The following is an old qualifying exam question:
Let $f(z) = \sum_{n=0}^{\infty}a_nz^n$ have radius of convergence $R$. If $|a| = R$ and the power series does not converge at $z = a$, then $f(z)$ cannot be analytically continued to an open neighborhood of $a$.
So I'm thinking that this is not true: for instance, take $f(z) = \sum_{n=0}^\infty z^n$. This has radius of convergence $1$, the power series does not converge at 1, but nevertheless, $f(z) = \frac{1}{1-z}$ which is analytic everywhere except 1; so namely, on an open neighborhood of $1$. Do I have this right?
Not true in general, for instance $$1/(1-z)=\sum_{n\ge 0} z^n$$ has radius of convergence $1$, not convergent for $z=-1$, but can be analytically continued around $z=-1$. The same thing is true for any $z$, $|z|=1$, $z\ne 1$.
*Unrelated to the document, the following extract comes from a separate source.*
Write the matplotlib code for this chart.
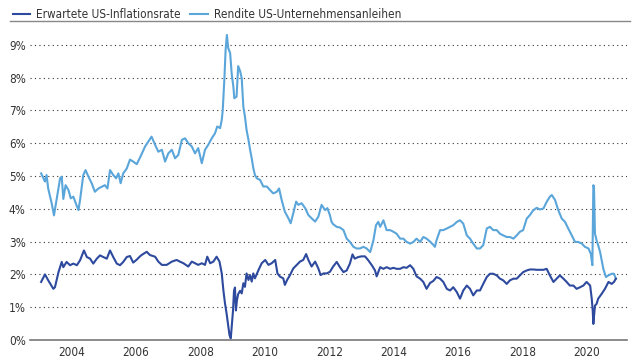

However, it cannot be analytically continued around $z=1$, and that is a general fact for series with positive coefficients.
Compare with $$\log\frac{1}{1-z}=\sum_{n\ge 1} \frac{z^n}{n}$$ with radius $1$. For every $z$ with $|z|=1$, $z\ne 1$, the series is convergent , and can be analytically extended around $z$. Again, it will not be convergent for $z=1$, and cannot be analytically extended around $1$.
Third example $$\sum_{n \ge 1}\frac{z^n}{n^2}$$ radius $1$, uniformly convergent on the closed disk of radius $1$, can be analytically continued around any point $z$, $|z|=1$, except $z=1$.